Rationale

Malware and cheats often call system API to do things. Calls like VirtualAlloc and VirtualProtect are routed through NtAllocateVirtualMemory and NtProtectVirtualMemory after some user mode checks in Kernel32.dll. However, using the highest level API can fall victim to user mode hooks.

For example, instrumentation callbacks are set using NtSetInformationProcess. By using the info class ProcessInstrumentationCallback & passing a PROCESS_INSTRUMENTATION_CALLBACK_INFORMATION structure containing a callback function, we handle all syscalls coming from all threads. We can also use TLS and examine the return address and arguments of all syscalls, storing context as we do so.


Briefly on Syscalls

When we perform a syscall, we request that the OS do something. On Windows version NT6+, these system calls are implemented in ntoskrnl and win32k in exported tables KiServiceTables and W32pServiceTables respectively.

We can use syscalls to bridge the user-kernel gap not covered by public APIs, though many opaque routines are mirrored renames of syscalls, often with some error checking and so on. The majority of syscalls are trampolined via ntdll. We disassemble any x86 syscall.

Syscall Disasm

The routine first places the syscall index into EAX. It then does something peculiar. Because the x86 call is not native, the syscall is instead routed through a translation layer Wow64SystemServiceCall. Instead of containing the expected SYSENTER instruction, it jumps into 64-bit mode and issues a SYSCALL.

Wow64 Translation

We want to retrieve the address of this function, place the syscall id in EAX, dynamically fix the stack and return. Instead of calling the ntdll export, we avoid any hooks, filters and callbacks and instead ship the call straight to kernel. We can do this by allocating executable memory, setting up the function and calling it on the go.

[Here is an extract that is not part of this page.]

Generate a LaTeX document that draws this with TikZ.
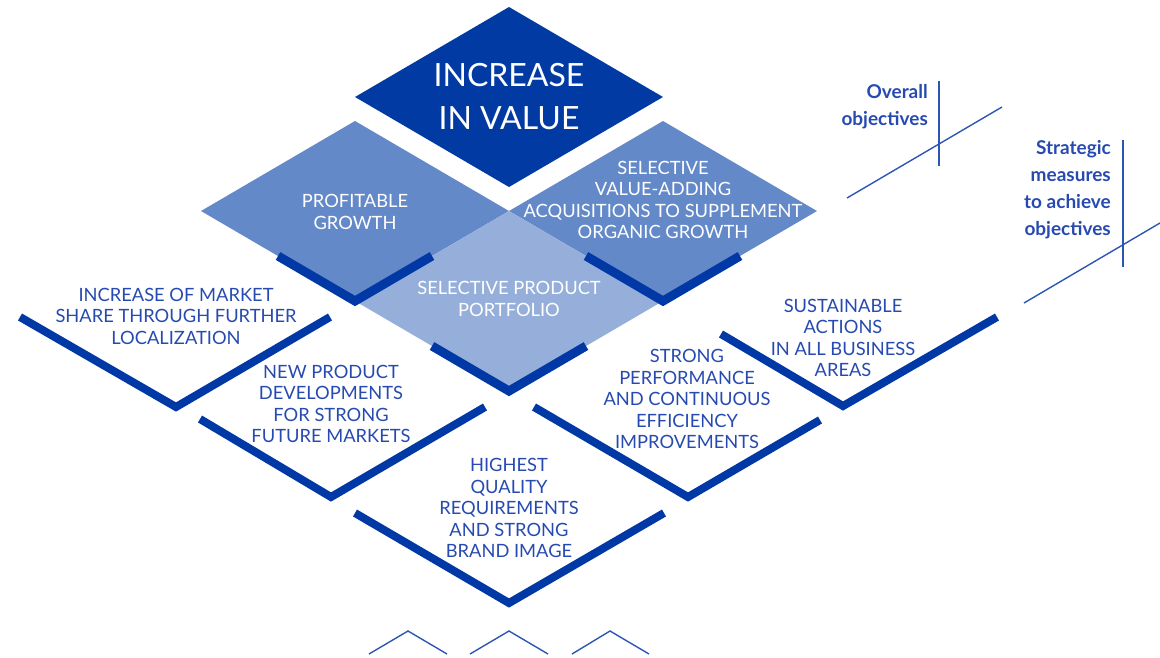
\documentclass[tikz,border=0pt]{standalone}
\usepackage{fontspec}
\setmainfont{Lato}
\definecolor{topblue}{RGB}{0,58,162}
\definecolor{midblue}{RGB}{100,137,200}
\definecolor{lightblue}{RGB}{150,175,218}
\definecolor{bandblue}{RGB}{0,56,165}
\definecolor{txtblue}{RGB}{38,74,176}
\definecolor{thinblue}{RGB}{45,85,180}
\tikzset{
  vline/.style={draw=bandblue, line width=8pt, line join=miter, line cap=butt},
  band/.style={draw=bandblue, line width=9pt, line join=miter, line cap=butt},
  thin/.style={draw=thinblue, line width=1.4pt},
  wtxt/.style={text=white, align=center, inner sep=0pt, font=\fontsize{18.3}{21.5}\selectfont},
  btxt/.style={text=txtblue, align=center, inner sep=0pt, font=\fontsize{18.3}{21.5}\selectfont},
  rtxt/.style={text=txtblue, align=right, inner sep=0pt, anchor=east, font=\fontsize{19}{27}\selectfont\bfseries},
}
\begin{document}
\begin{tikzpicture}[x=1pt,y=-1pt]
\useasboundingbox (0,0) rectangle (1160,657);
% diamonds
\fill[topblue] (355,97) -- (509,7) -- (663,97) -- (509,187) -- cycle;
\fill[midblue] (201,211) -- (355,121) -- (509,211) -- (355,301) -- cycle;
\fill[midblue] (509,211) -- (663,121) -- (817,211) -- (663,301) -- cycle;
\fill[lightblue] (355,301) -- (509,211) -- (663,301) -- (509,391) -- cycle;
% bands
\draw[band] (278,256) -- (355,301) -- (432,256);
\draw[band] (586,256) -- (663,301) -- (740,256);
\draw[band] (432,346) -- (509,391) -- (586,346);
% outline Vs
\draw[vline] (20,317) -- (176,407) -- (330,317);
\draw[vline] (200,419) -- (331,497) -- (485,407);
\draw[vline] (355,513) -- (509,603) -- (664,513);
\draw[vline] (534,407) -- (688,497) -- (820,420);
\draw[vline] (721,334) -- (843,406) -- (997,317);
% bottom chevrons
\draw[thin] (369,654) -- (408,631) -- (447,654);
\draw[thin] (470,654) -- (509,631) -- (548,654);
\draw[thin] (572,654) -- (610,631) -- (649,654);
% right side guides
\draw[thin] (939,81) -- (939,166);
\draw[thin] (847,198) -- (1002,107);
\draw[thin] (1123,140) -- (1123,267);
\draw[thin] (1024,303) -- (1160,223);
% texts
\node[text=white, align=center, inner sep=0pt, font=\fontsize{32}{43}\selectfont] (top) at (509,97) {INCREASE\\IN VALUE};
\node[wtxt] (pg) at (355,212) {PROFITABLE\\GROWTH};
\node[wtxt] (acq) at (663,200) {SELECTIVE\\VALUE-ADDING\\ACQUISITIONS TO SUPPLEMENT\\ORGANIC GROWTH};
\node[wtxt] (spp) at (509,299) {SELECTIVE PRODUCT\\PORTFOLIO};
\node[btxt] (m1) at (176,316) {INCREASE OF MARKET\\SHARE THROUGH FURTHER\\LOCALIZATION};
\node[btxt] (m2) at (331,404) {NEW PRODUCT\\DEVELOPMENTS\\FOR STRONG\\FUTURE MARKETS};
\node[btxt] (m3) at (509,508) {HIGHEST\\QUALITY\\REQUIREMENTS\\AND STRONG\\BRAND IMAGE};
\node[btxt] (m4) at (687,399) {STRONG\\PERFORMANCE\\AND CONTINUOUS\\EFFICIENCY\\IMPROVEMENTS};
\node[btxt] (m5) at (843,338) {SUSTAINABLE\\ACTIONS\\IN ALL BUSINESS\\AREAS};
\node[rtxt] (oo) at (928,107) {Overall\\objectives};
\node[rtxt] (sm) at (1111,190) {Strategic\\measures\\to achieve\\objectives};
\end{tikzpicture}
\end{document}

u64 nt_wow64_transition(u8* nt_base)
{
  // 1. vv vv vv vv
  // BA A0 A0 31 4B       mov     edx, 4B31A0A0h
  // FF D2                call    edx

  // 2.    vv vv vv vv
  // FF 25 24 22 3B 4B    jmp      ds:_Wow64Transition
  return *uti::ida_sig<u64*>("BA ?? ?? ?? ?? FF D2 C2 34 00").ref(1).ref(2);
}

template<u32 id, typename... arg_t>
u32 nt_make_call(arg_t... args)
{
  u8 call_stub[15] = {
    0xb8, 0x00, 0x00, 0x00, 0x00,  // mov eax, ?? ?? ?? ??
    0xba, 0x00, 0x00, 0x00, 0x00,  // mov edx, ?? ?? ?? ??
    0xff, 0xd2,                    // call edx
    0xc2, 0x00, 0x00               // retn ?? ??
  };

  auto mem_alloc = VirtualAlloc(0, sizeof(call_stub), MEM_RESERVE | MEM_COMMIT, PAGE_EXECUTE_READWRITE);
  if (!mem_alloc)
    return STATUS_UNSUCCESSFUL;

  *(u32*)(&call_stub[0x1]) = id;
  *(u32*)(&call_stub[0x6]) = nt_wow64_transition(LoadLibraryA("ntdll.dll")); // get wow64 translation
  *(u16*)(&call_stub[0xd]) = (sizeof(arg_t) + ...);

  for (size_t i = 0; i < sizeof(call_stub); i++) mem_alloc[i] = call_stub[i]; // write stub to RWX alloc

  auto ret_status = (u32(__stdcall*)(arg_t...))(args...);

  if (!VirtualFree(mem_alloc, sizeof(call_stub), MEM_RELEASE | MEM_DECOMMIT))
    return STATUS_UNSUCCESSFUL;

  return ret_status;
}


Conclusion

With this method, we are able to call syscalls on the go without calling the ntdll trampoline methods. I leave further analysis of Wow64Transition as an exercise to the reader. The bottom line is that we are able to implement syscalling trivially, effectively getting around many of the checks and balances that would otherwise catch us - such as those previously mentioned.

Similar methods are available in 64-bit, but the technique must be somewhat adapted. I leave this, too, as an exercise to the reader. Syscalls are a very interesting mechanic of operating system design.